Before You Agree to Anything the Client Says

Do This First

It often starts with excitement. Big client. Big logo. Big opportunity. Then comes the question: "Can we deploy this on our AWS infrastructure?”

Your team looks at each other. Technically? Yes, it’s doable. You nod. Say yes. And just like that, you’ve handed over more than you realize.

At first, it feels harmless. It’s your code. They’re just hosting it. What could go wrong? But behind the scenes, key safeguards begin to disappear.

Here’s What You Start Losing

Visibility: You no longer have access to logs, usage data, or deployment activity. If something goes wrong, you're in the dark.

Control: You can’t enforce updates, patch vulnerabilities, or roll back changes. The version they’re running could be outdated tomorrow.

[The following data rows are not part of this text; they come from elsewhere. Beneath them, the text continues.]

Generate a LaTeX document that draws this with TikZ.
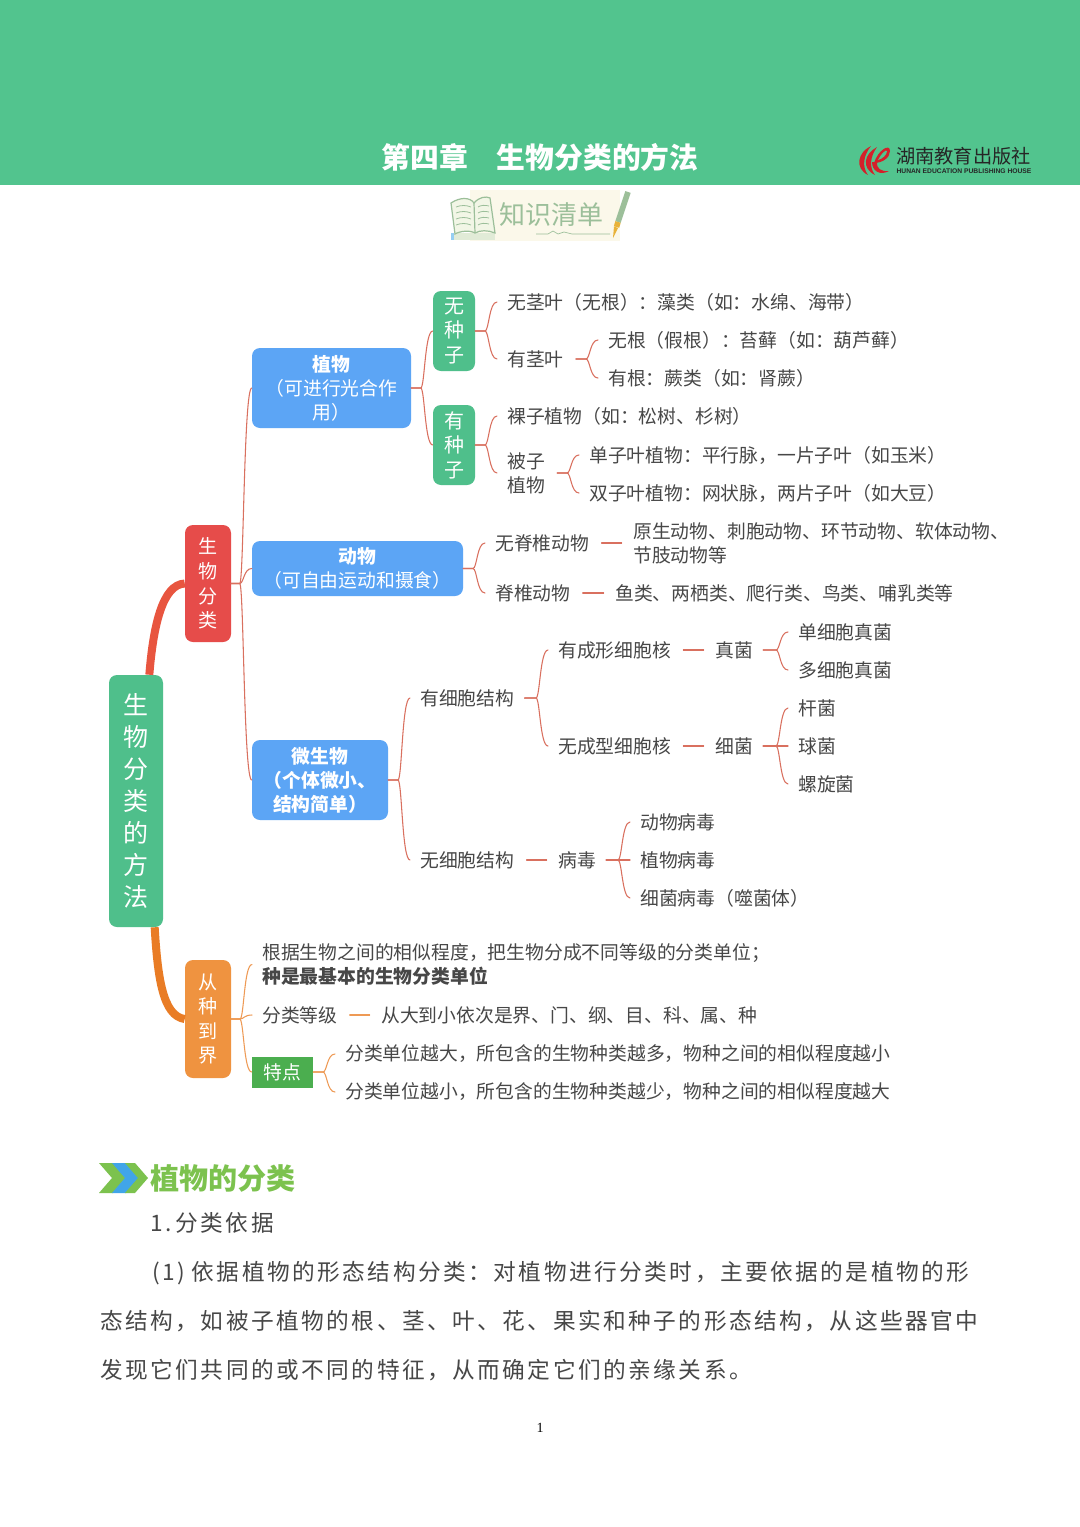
\documentclass[tikz,border=0pt]{standalone}
\usepackage{fontspec}
\usetikzlibrary{calc}
\setmainfont{Noto Sans CJK SC}
\newfontfamily\bodyf[LetterSpace=11]{Noto Sans CJK SC}
\newfontfamily\pagef{Liberation Serif}
\newfontfamily\logof{Liberation Sans}
\definecolor{hdr}{HTML}{52C48E}
\definecolor{bxblue}{HTML}{5CA5F5}
\definecolor{bxgreen}{HTML}{4FBF8B}
\definecolor{bxred}{HTML}{E64C4A}
\definecolor{bxorange}{HTML}{EF9340}
\definecolor{bxtd}{HTML}{4BAE4F}
\definecolor{thickred}{HTML}{E8553F}
\definecolor{thickor}{HTML}{E97C25}
\definecolor{linered}{HTML}{D9705F}
\definecolor{lineor}{HTML}{EE9A55}
\definecolor{tx}{HTML}{474747}
\definecolor{ttl}{HTML}{7CC24E}
\definecolor{chevblue}{HTML}{41A5E8}
\definecolor{bksg}{HTML}{9CBF9A}
\definecolor{banbg}{HTML}{FBF8EA}
\definecolor{logored}{HTML}{D4202A}
\definecolor{bkpage}{HTML}{F2F6E6}
\definecolor{gold}{HTML}{E8B23A}
\tikzset{
  bx/.style n args={3}{rounded corners=6pt,minimum width=#1*0.75pt,minimum height=#2*0.75pt,fill=#3,inner sep=0pt,align=center,text=white},
  mtxt/.style={anchor=west,inner xsep=7.5pt,inner ysep=0pt,text=tx,align=left,font=\fontsize{14.1}{18}\selectfont},
  btxt/.style={font=\fontsize{14.1}{18}\selectfont},
  vtxt/.style={font=\fontsize{15}{18.4}\selectfont},
  v2txt/.style={font=\fontsize{14.3}{18.4}\selectfont},
  conn/.style={line width=0.8pt,line cap=round},
  thick line/.style={line width=6pt},
  bodytxt/.style={anchor=west,inner sep=0pt,text=tx,font=\bodyf\fontsize{17}{20}\selectfont},
}
\newcommand\brc[3][]{\draw[conn,#1] (#2.east) -- ($(#2.east -| #3.west)+(-12,0)$) .. controls +(4,0) and +(-8,0) .. (#3.west);}
\newcommand\dsh[3][]{\draw[conn,shorten <=1.5pt,shorten >=1pt,#1] (#2.east) -- (#3.west);}
\begin{document}
\begin{tikzpicture}[x=0.75pt,y=-0.75pt]
\useasboundingbox (0,0) rectangle (1080,1527);
\fill[white] (0,0) rectangle (1080,1527);
% header
\fill[hdr] (0,0) rectangle (1080,185);
\node[text=white,font=\fontsize{21.6}{24}\bfseries\selectfont,inner sep=0pt] (title) at (540,157) {第四章　生物分类的方法};
% logo
\fill[logored] (871,146) .. controls (858,152) and (854,168) .. (868,175) .. controls (862,167) and (863,156) .. (871,146) -- cycle;
\fill[logored] (877,147) .. controls (864,154) and (861,168) .. (875,175) .. controls (869,167) and (870,157) .. (877,147) -- cycle;
\fill[logored] (874,163) .. controls (878,150) and (890,143) .. (890,151) .. controls (890,158) and (882,163) .. (874,163) -- cycle;
\fill[logored] (872,162) .. controls (872,171) and (880,176) .. (889,171) .. controls (881,172) and (876,168) .. (877,162) -- cycle;
\fill[hdr] (878,160) .. controls (881,154) and (886,149) .. (887,151) .. controls (887,155) and (882,159) .. (878,160) -- cycle;
\node[text=black!85,font=\fontsize{14.4}{15}\selectfont,inner sep=0pt] (logoa) at (963.5,156) {湖南教育出版社};
\node[text=black!85,font=\logof\fontsize{5.05}{6}\bfseries\selectfont,inner sep=0pt] (logob) at (964,171) {HUNAN EDUCATION PUBLISHING HOUSE};
% banner
\fill[banbg] (470,190) rectangle (620,241);
\fill[bkpage!80!bksg] (452,233) rectangle (495,240);
\fill[chevblue!55!white] (451,233) rectangle (454,240);
\fill[fill=bkpage,draw=bksg,line width=0.9pt] (451,203) .. controls (460,197) and (470,197) .. (474,203) .. controls (479,197) and (486,196) .. (490,198) -- (495,233) .. controls (488,230) and (480,230) .. (475,233) .. controls (470,230) and (460,231) .. (455,234) -- cycle;
\draw[bksg,line width=0.9pt] (474,203) -- (475,233);
\foreach \yy in {207,213,219,225} {
  \draw[bksg,line width=0.6pt] (456,\yy) .. controls (461,\yy-2) and (466,\yy-2) .. (471,\yy);
  \draw[bksg,line width=0.6pt] (478,\yy) .. controls (481,\yy-2) and (485,\yy-2) .. (489,\yy-1);
}
\node[text=bksg,font=\fontsize{19.5}{20}\selectfont,inner sep=0pt] (bantxt) at (551,215) {知识清单};
\draw[bksg,line width=0.5pt] (536,234) -- (548,234) -- (553,231) -- (558,234) -- (564,232) -- (572,234) -- (610,234);
\draw[bksg,line width=4.2pt] (628,192) -- (618,222);
\draw[gold,line width=4.2pt] (618,222) -- (616.5,227);
\fill[gold] (618,228) -- (614,226.5) -- (613,238) -- cycle;
% ---- root and level one
\node[bx={54}{252}{bxgreen},font=\fontsize{18.75}{24}\selectfont] (root) at (136,801) {生\\物\\分\\类\\的\\方\\法};
\node[bx={46}{117}{bxred},v2txt] (gen) at (208,583.5) {生\\物\\分\\类};
\node[bx={46}{118}{bxorange},v2txt] (cong) at (208,1019) {从\\种\\到\\界};
\draw[thickred,thick line] ([xshift=10]root.north) .. controls +(4,-50) and +(-22,1) .. (gen.west);
\draw[thickor,thick line] ([xshift=14]root.south) .. controls +(3,50) and +(-22,-3) .. (cong.west);
% level two
\node[bx={159}{80}{bxblue},btxt] (zw) at (331.5,388) {\textbf{植物}\\（可进行光合作\\用）};
\node[bx={211}{55}{bxblue},btxt] (dw) at (357.5,568.5) {\textbf{动物}\\（可自由运动和摄食）};
\node[bx={136}{80}{bxblue},btxt] (wsw) at (320,780) {\textbf{微生物}\\\textbf{（个体微小、}\\\textbf{结构简单）}};
\node[bx={42}{80}{bxgreen},vtxt] (wzz) at (454,331) {无\\种\\子};
\node[bx={42}{80}{bxgreen},vtxt] (yzz) at (454,445) {有\\种\\子};
% plants
\node[mtxt] (a1) at (497,302) {无茎叶（无根）：藻类（如：水绵、海带）};
\node[mtxt] (a2) at (497,359) {有茎叶};
\node[mtxt] (a21) at (598,340) {无根（假根）：苔藓（如：葫芦藓）};
\node[mtxt] (a22) at (598,378) {有根：蕨类（如：肾蕨）};
\node[mtxt] (b1) at (497,416) {裸子植物（如：松树、杉树）};
\node[mtxt] (b2) at (497,473) {被子\\植物};
\node[mtxt] (b21) at (579,455) {单子叶植物：平行脉，一片子叶（如玉米）};
\node[mtxt] (b22) at (579,493) {双子叶植物：网状脉，两片子叶（如大豆）};
% animals
\node[mtxt] (c1) at (485,543) {无脊椎动物};
\node[mtxt] (c11) at (623,543) {原生动物、刺胞动物、环节动物、软体动物、\\节肢动物等};
\node[mtxt] (c2) at (485,593) {脊椎动物};
\node[mtxt] (c21) at (605,593) {鱼类、两栖类、爬行类、鸟类、哺乳类等};
% microbes
\node[mtxt] (d1) at (410,698) {有细胞结构};
\node[mtxt] (d11) at (548,650) {有成形细胞核};
\node[mtxt] (d111) at (705,650) {真菌};
\node[mtxt] (d1111) at (788,632) {单细胞真菌};
\node[mtxt] (d1112) at (788,670) {多细胞真菌};
\node[mtxt] (d12) at (548,746) {无成型细胞核};
\node[mtxt] (d121) at (705,746) {细菌};
\node[mtxt] (d1211) at (788,708) {杆菌};
\node[mtxt] (d1212) at (788,746) {球菌};
\node[mtxt] (d1213) at (788,784) {螺旋菌};
\node[mtxt] (d2) at (410,860) {无细胞结构};
\node[mtxt] (d21) at (548,860) {病毒};
\node[mtxt] (d211) at (630,822) {动物病毒};
\node[mtxt] (d212) at (630,860) {植物病毒};
\node[mtxt] (d213) at (630,898) {细菌病毒（噬菌体）};
% from species to kingdom
\node[mtxt] (e1) at (252,964.5) {根据生物之间的相似程度，把生物分成不同等级的分类单位；\\\textbf{种是最基本的生物分类单位}};
\node[mtxt] (e2) at (252,1015) {分类等级};
\node[mtxt] (e21) at (371,1015) {从大到小依次是界、门、纲、目、科、属、种};
\node[bx={61}{31}{bxtd},rounded corners=0pt,btxt] (e3) at (282.5,1072) {特点};
\node[mtxt] (e31) at (335,1054) {分类单位越大，所包含的生物种类越多，物种之间的相似程度越小};
\node[mtxt] (e32) at (335,1092) {分类单位越小，所包含的生物种类越少，物种之间的相似程度越大};
% connectors
\begin{scope}[linered]
\brc{gen}{zw}\brc{gen}{dw}\brc{gen}{wsw}
\brc{zw}{wzz}\brc{zw}{yzz}
\brc{wzz}{a1}\brc{wzz}{a2}
\brc[shorten <=1.5pt]{a2}{a21}\brc[shorten <=1.5pt]{a2}{a22}
\brc{yzz}{b1}\brc{yzz}{b2}
\brc[shorten <=1.5pt]{b2}{b21}\brc[shorten <=1.5pt]{b2}{b22}
\brc{dw}{c1}\brc{dw}{c2}
\dsh{c1}{c11}\dsh{c2}{c21}
\brc{wsw}{d1}\brc{wsw}{d2}
\brc{d1}{d11}\brc{d1}{d12}
\dsh{d11}{d111}\dsh{d12}{d121}
\brc{d111}{d1111}\brc{d111}{d1112}
\brc{d121}{d1211}\brc{d121}{d1212}\brc{d121}{d1213}
\dsh{d2}{d21}
\brc{d21}{d211}\brc{d21}{d212}\brc{d21}{d213}
\end{scope}
\begin{scope}[lineor]
\brc{cong}{e1}\brc{cong}{e2}\brc{cong}{e3}
\dsh{e2}{e21}
\brc{e3}{e31}\brc{e3}{e32}
\end{scope}
% section heading
\fill[ttl] (99,1163) -- (113,1163) -- (126,1178) -- (113,1193) -- (99,1193) -- (112,1178) -- cycle;
\fill[chevblue] (112,1163) -- (126,1163) -- (139,1178) -- (126,1193) -- (112,1193) -- (125,1178) -- cycle;
\fill[ttl] (125,1163) -- (135,1163) -- (148,1178) -- (135,1193) -- (125,1193) -- (138,1178) -- cycle;
\node[anchor=west,inner sep=0pt,text=ttl,font=\fontsize{21.8}{24}\bfseries\selectfont] (sec) at (150,1178) {植物的分类};
% body
\node[bodytxt] (l0) at (150,1223) {1.\hspace{3pt}分类依据};
\node[bodytxt] (l1) at (152,1273) {(1)\hspace{5pt}依据植物的形态结构分类：对植物进行分类时，主要依据的是植物的形};
\node[bodytxt] (l2) at (100,1321) {态结构，如被子植物的根、茎、叶、花、果实和种子的形态结构，从这些器官中};
\node[bodytxt] (l3) at (100,1370) {发现它们共同的或不同的特征，从而确定它们的亲缘关系。};
\node[inner sep=0pt,text=black,font=\pagef\fontsize{10.5}{12}\selectfont] (pg) at (540,1428) {1};
\end{tikzpicture}
\end{document}
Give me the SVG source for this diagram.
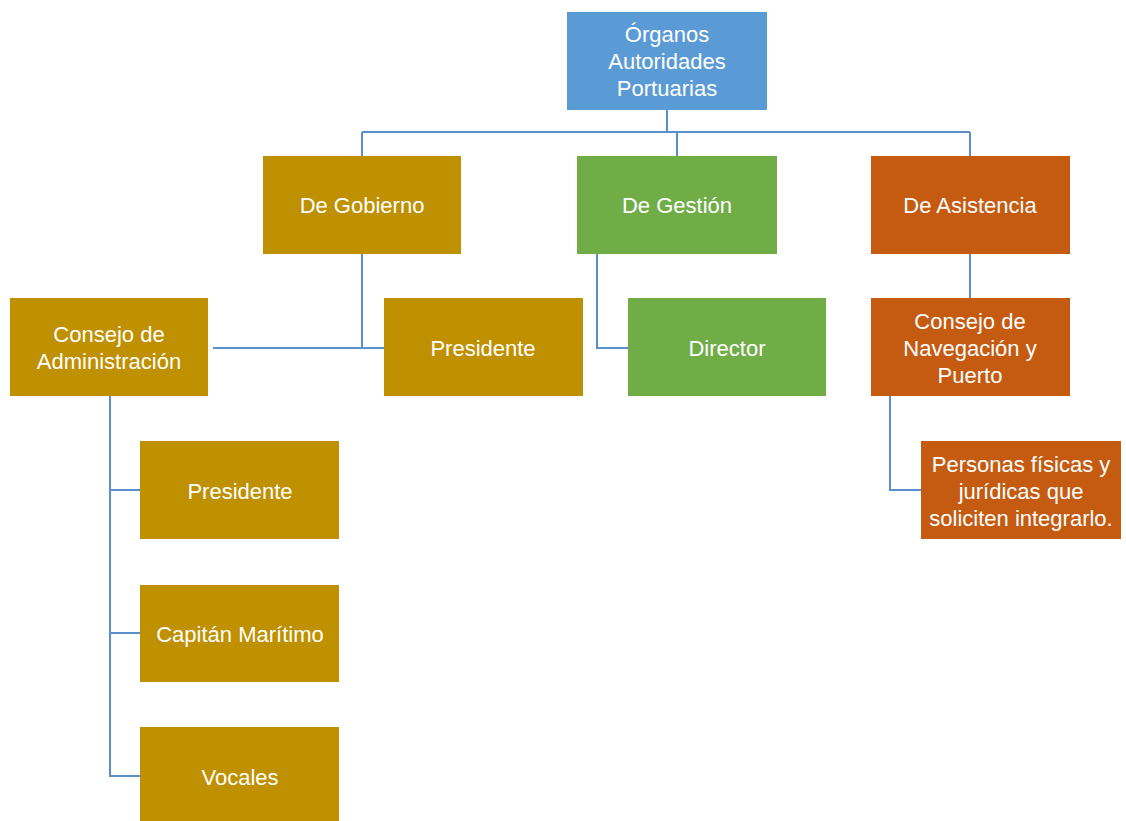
<svg xmlns="http://www.w3.org/2000/svg" width="1126" height="821" viewBox="0 0 1126 821">
<style>
.t{font-family:"Liberation Sans",Arial,sans-serif;font-size:22px;fill:#fff;text-anchor:middle}
.blue{fill:#5B9BD5}.gold{fill:#BF9000}.green{fill:#70AD47}.orange{fill:#C55A11}
.c{fill:none;stroke:#5B8FC9;stroke-width:2}
</style>
<rect width="1126" height="821" fill="#fff"/>
<g id="connectors">
<path class="c" d="M667,110V132M362,132H970M362,132V156M677,132V156M970,132V156"/>
<path class="c" d="M362,254V348M213,348H384"/>
<path class="c" d="M597,254V348H628"/>
<path class="c" d="M970,254V298"/>
<path class="c" d="M890,396V490H921"/>
<path class="c" d="M110,396V776H140M110,490H140M110,633H140"/>
</g>
<g id="root"><rect class="blue" x="567" y="12" width="200" height="98"/>
<text class="t" x="667" y="42">Órganos</text><text class="t" x="667" y="69">Autoridades</text><text class="t" x="667" y="96">Portuarias</text></g>
<g id="gobierno"><rect class="gold" x="263" y="156" width="198" height="98"/><text class="t" x="362" y="213">De Gobierno</text></g>
<g id="gestion"><rect class="green" x="577" y="156" width="200" height="98"/><text class="t" x="677" y="213">De Gestión</text></g>
<g id="asistencia"><rect class="orange" x="871" y="156" width="199" height="98"/><text class="t" x="970" y="213">De Asistencia</text></g>
<g id="consejo-admin"><rect class="gold" x="10" y="298" width="198" height="98"/><text class="t" x="109" y="342">Consejo de</text><text class="t" x="109" y="369">Administración</text></g>
<g id="presidente1"><rect class="gold" x="384" y="298" width="199" height="98"/><text class="t" x="483" y="356">Presidente</text></g>
<g id="director"><rect class="green" x="628" y="298" width="198" height="98"/><text class="t" x="727" y="356">Director</text></g>
<g id="consejo-nav"><rect class="orange" x="871" y="298" width="199" height="98"/><text class="t" x="970" y="329">Consejo de</text><text class="t" x="970" y="356">Navegación y</text><text class="t" x="970" y="383">Puerto</text></g>
<g id="personas"><rect class="orange" x="921" y="441" width="200" height="98"/><text class="t" x="1021" y="472">Personas físicas y</text><text class="t" x="1021" y="499">jurídicas que</text><text class="t" x="1021" y="526">soliciten integrarlo.</text></g>
<g id="presidente2"><rect class="gold" x="140" y="441" width="199" height="98"/><text class="t" x="240" y="499">Presidente</text></g>
<g id="capitan"><rect class="gold" x="140" y="585" width="199" height="97"/><text class="t" x="240" y="642">Capitán Marítimo</text></g>
<g id="vocales"><rect class="gold" x="140" y="727" width="199" height="94"/><text class="t" x="240" y="785">Vocales</text></g>
</svg>
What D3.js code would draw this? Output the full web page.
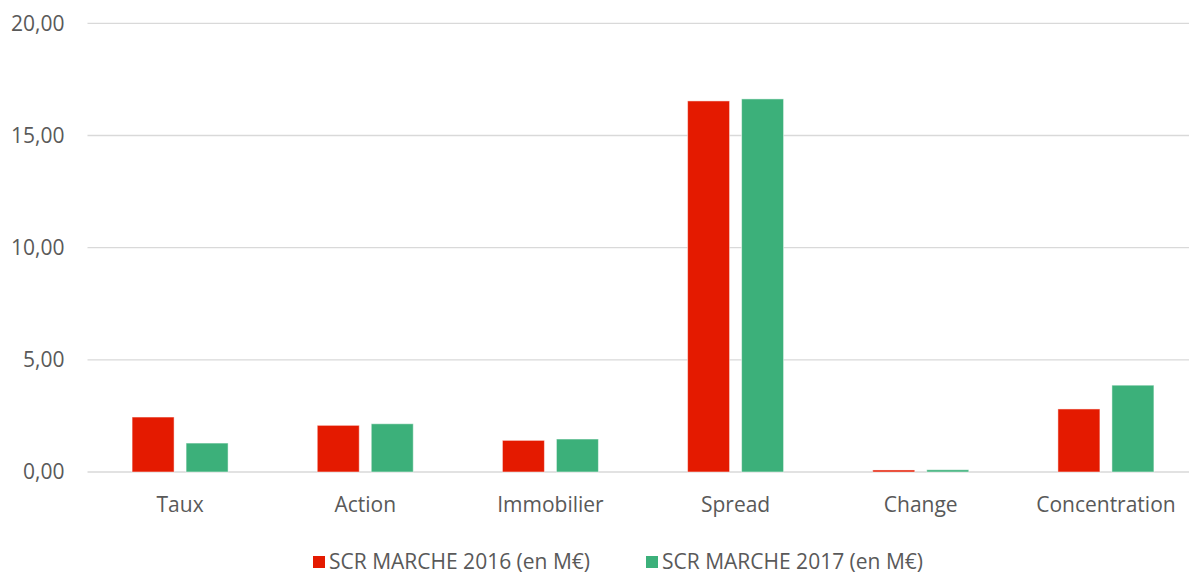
<!DOCTYPE html>
<html>
<head>
<meta charset="utf-8">
<script src="https://cdn.jsdelivr.net/npm/d3@7"></script>
<style>
  body { margin: 0; background: #fff; }
  text { font-family: "Open Sans", "Noto Sans", sans-serif; fill: #595959; }
</style>
</head>
<body>
<div id="chart"></div>
<script>
// SCR marché par sous-module

var categories = ["Taux", "Action", "Immobilier", "Spread", "Change", "Concentration"];
var series = ["SCR MARCHE 2016 (en M€)", "SCR MARCHE 2017 (en M€)"];
var values2016 = [2.45, 2.08, 1.41, 16.54, 0.09, 2.81];
var values2017 = [1.29, 2.15, 1.47, 16.63, 0.10, 3.87];
var yTicks = [0, 5, 10, 15, 20];
var colors = ["#E41A00", "#3CB07A"];

var width = 1189, height = 574;
var margin = { left: 87.5, right: -9.5, top: 23.3, bottom: 102 };

var svg = d3.select("#chart")
    .append("svg")
    .attr("width", width)
    .attr("height", height);

var innerW = width - margin.left - margin.right,
    innerH = height - margin.top - margin.bottom;

var xScale = d3.scaleBand()
    .domain(categories)
    .range([0, innerW]);

var yScale = d3.scaleLinear()
    .domain([0, 20])
    .range([innerH, 0]);

var g = svg.append("g")
    .attr("transform", "translate(" + margin.left + "," + margin.top + ")");

// gridlines
g.selectAll(".grid")
    .data(yTicks)
    .enter().append("line")
    .attr("x1", 0)
    .attr("x2", innerW)
    .attr("y1", function (d) { return yScale(d); })
    .attr("y2", function (d) { return yScale(d); })
    .attr("stroke", "#d9d9d9")
    .attr("stroke-width", 1.3);

// y labels
g.selectAll(".ylab")
    .data(yTicks)
    .enter().append("text")
    .attr("x", -23)
    .attr("y", function (d) { return yScale(d); })
    .attr("dy", "0.35em")
    .attr("text-anchor", "end")
    .style("font-size", "21px")
    .text(function (d) { return d3.format(".2f")(d).replace(".", ","); });

// bars
var barW = 42, gap = 12;
var allSeries = [values2016, values2017];
allSeries.forEach(function (vals, si) {
    g.selectAll(".bar" + si)
        .data(vals)
        .enter().append("rect")
        .attr("x", function (d, i) {
            var c = xScale(categories[i]) + xScale.bandwidth() / 2;
            return si === 0 ? c - gap / 2 - barW : c + gap / 2;
        })
        .attr("y", function (d) { return yScale(d); })
        .attr("width", barW)
        .attr("height", function (d) { return innerH - yScale(d); })
        .attr("fill", colors[si])
        .attr("stroke", "#ffffff")
        .attr("stroke-opacity", 0.5)
        .attr("stroke-width", 1);
});

// category labels
g.selectAll(".xlab")
    .data(categories)
    .enter().append("text")
    .attr("x", function (d) { return xScale(d) + xScale.bandwidth() / 2; })
    .attr("y", innerH + 40)
    .attr("text-anchor", "middle")
    .style("font-size", "21px")
    .text(function (d) { return d; });

// legend
var legendX = [313, 646];
var legend = svg.selectAll(".legend")
    .data(series)
    .enter().append("g")
    .attr("transform", function (d, i) { return "translate(" + legendX[i] + ",556)"; });

legend.append("rect")
    .attr("width", 12)
    .attr("height", 12)
    .attr("fill", function (d, i) { return colors[i]; });

legend.append("text")
    .attr("x", 16)
    .attr("y", 6)
    .attr("dy", "0.35em")
    .style("font-size", "21px")
    .text(function (d) { return d; });
</script>
</body>
</html>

Leverage: If a bug appears, they’ll blame you - but you won’t even be able to debug it yourself.

And worst of all? The IP line begins to blur. Fast. Suddenly, you hear phrases like: “We made some tweaks.” OR “It’s on our stack now.” OR “We co-built this.”

Now you’re not just a vendor. You’re being positioned as a joint contributor - but without equity, royalties, or recognition.

What to Do Instead

If a client wants to host your SaaS on their own infrastructure, that’s fine. But never do it without strong paper behind you. Here are the guardrails I recommend:

1) IP Protection

“Client may not reverse engineer, duplicate, or modify any part of the software.” This sets a clear line: you own the code. Always.

2) Audit Rights

“We retain the right to audit deployment and usage once per quarter.”

You need visibility. Period. Especially for billing, debugging, and compliance.

3) Ownership Terms

“All code remains the sole property of [Your Company], regardless of hosting environment.” Just because it runs on their infrastructure doesn’t mean they have any claim over it.

4) Limited Support

“Hosting on third-party infrastructure limits SLA to best-effort response unless otherwise agreed.” Don’t take on full support risk for systems you don’t control.

And if you want long-term leverage? Structure it as a license, not a one-time delivery.

Turn the deal into a software rental. That gives you recurring revenue, clearer rights, and a legal basis to pull the plug if needed.

TL;DR

Client-hosted deployments seem harmless, but they erode visibility, control, and leverage fast.

If you say yes, say it with strong contract terms:

  • Protect your IP

  • Set clear audit rights

  • Limit your SLA risk

  • Retain ownership regardless of infra

And wherever possible, license - don’t sell.

The Bottom Line

Clients want convenience. But if you let them host, modify, and manage your product without guardrails, you lose your grip on the very thing you built.

Say yes to their infrastructure. Say yes to the opportunity. But say it with terms attached.

Because when the product scales and the client gets louder, the only thing separating ownership from chaos is the contract you signed before the first line of code went live.